Сумбурный получился рассказ, слишком много эмоций, слишком мало информативности. Была ещё баня, каждый день баня, после дня, когда промерзаешь до костей, как хорошо погреться, попотеть в бане и ополоснуться холодной Байкальской водичкой, эх, ещё бы занырнуть в прорубь, но и так неплохо, даже очень хорошо, тело балдеет, я адаптировалась, и потом уже не мёрзла, ходила нараспашку при -20 мне было жарко. Ещё были коты, просто сногсшибательные коты меховые, толстые, наглые, и собаки, люблю ольхонских собак, добрые, мохнатые, утеплённые, красивые, свободные. Были анасранцы, эти всё мёрзли, мы там были одни русские. Мы остановились у Бенчарова Никиты, мне там очень понравилось, лучший номер-люкс с видом на Байкал и печкой, тепло, хорошо, чудесные кровати широкие, дизайн мне по душе пришёлся, ничто глаз не коробило, очень приятная, душевная, добрая обстановка на турбазе, чаю аж четыре вида хоть запейся!

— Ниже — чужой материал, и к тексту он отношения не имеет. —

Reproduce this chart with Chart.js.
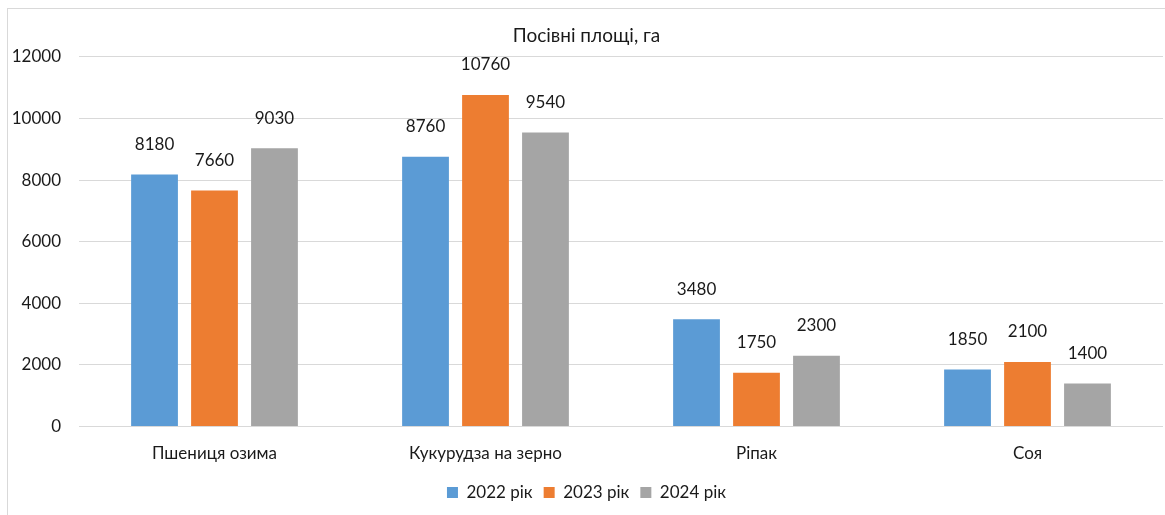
<!DOCTYPE html>
<html>
<head>
<meta charset="utf-8">
<script src="https://cdn.jsdelivr.net/npm/chart.js@4/dist/chart.umd.min.js"></script>
<style>
  html, body { margin: 0; padding: 0; background: #fff; }
  #wrap { position: relative; width: 1165px; height: 515px; }
  #frame { position: absolute; left: 7px; top: 8px; width: 1170px; height: 520px; border: 1px solid #d9d9d9; box-sizing: border-box; }
  canvas { position: absolute; left: 0; top: 0; }
</style>
</head>
<body>
<div id="wrap">
  <div id="frame"></div>
  <canvas id="cropChart" width="1165" height="515"></canvas>
</div>
<script>
var categories = ['Пшениця озима', 'Кукурудза на зерно', 'Ріпак', 'Соя'];
var years = ['2022 рік', '2023 рік', '2024 рік'];
var values2022 = [8180, 8760, 3480, 1850];
var values2023 = [7660, 10760, 1750, 2100];
var values2024 = [9030, 9540, 2300, 1400];
var yTicks = [0, 2000, 4000, 6000, 8000, 10000, 12000];

var FONT = 'Lato, "Noto Sans", sans-serif';

// value labels above each bar
var barLabels = {
    id: 'barLabels',
    afterDatasetsDraw: function(chart) {
        var ctx = chart.ctx;
        ctx.save();
        ctx.font = '17px ' + FONT;
        ctx.fillStyle = '#1a1a1a';
        ctx.textAlign = 'center';
        ctx.textBaseline = 'middle';
        chart.data.datasets.forEach(function(ds, i) {
            chart.getDatasetMeta(i).data.forEach(function(bar, j) {
                ctx.fillText(ds.data[j], bar.x, bar.y - 30);
            });
        });
        ctx.restore();
    }
};

document.addEventListener('DOMContentLoaded', function() {
    var ctx = document.getElementById('cropChart').getContext('2d');
    new Chart(ctx, {
        type: 'bar',
        data: {
            labels: categories,
            datasets: [
                { label: years[0], data: values2022, backgroundColor: '#5B9BD5' },
                { label: years[1], data: values2023, backgroundColor: '#ED7D31' },
                { label: years[2], data: values2024, backgroundColor: '#A5A5A5' }
            ]
        },
        options: {
            responsive: false,
            animation: false,
            categoryPercentage: 0.664,
            barPercentage: 0.78,
            layout: { padding: { left: 10, right: 2, top: 10, bottom: 4 } },
            scales: {
                x: {
                    grid: { display: false },
                    border: { display: false },
                    ticks: { color: '#1a1a1a', font: { family: FONT, size: 17 }, padding: 9 }
                },
                y: {
                    min: 0,
                    max: 12000,
                    afterBuildTicks: function(axis) {
                        axis.ticks = yTicks.map(function(v) { return { value: v }; });
                    },
                    afterFit: function(axis) { axis.width = 69; },
                    grid: { color: '#d9d9d9', drawTicks: false },
                    border: { display: false },
                    ticks: {
                        color: '#1a1a1a',
                        font: { family: FONT, size: 17 },
                        padding: 18,
                        callback: function(v) { return String(v); }
                    }
                }
            },
            plugins: {
                title: {
                    display: true,
                    text: 'Посівні площі, га',
                    color: '#1a1a1a',
                    font: { family: FONT, size: 19, weight: 'normal' },
                    padding: { top: 14, bottom: 10 }
                },
                legend: {
                    position: 'bottom',
                    labels: {
                        color: '#1a1a1a',
                        font: { family: FONT, size: 17 },
                        boxWidth: 11,
                        boxHeight: 11,
                        padding: 11
                    }
                },
                tooltip: { enabled: false }
            }
        },
        plugins: [barLabels]
    });
});
</script>
</body>
</html>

И это красота, что людей не было, везде пустота, не люблю людей. А ещё была степь, как я люблю ольхонскую степь, жухлая жёлтая, скудная трава, вперемешку со снегом, цвета пшённой каши и белые дороги, по которым никто не едет. И стада пасутся коров, овец, лошадей. А в заливах уже лёд, на озере сердца тоже лёд и ледяные цветы на берегу. Когда ехали на пароме, попали в полосу льдов и они звенели ударяясь друг о друга, о железный бок парома, хрустальный звон, нереально красиво, или реально? Как в сказке. А у меня нет плёнки, и Пентакс умер, пыталась его оживить, заснять эту красоту, бесполезно. Дзинь-дзинь, звенят льдинки, колышась на волнах Байкала, священного Байкала и удаляются, вот и Земля.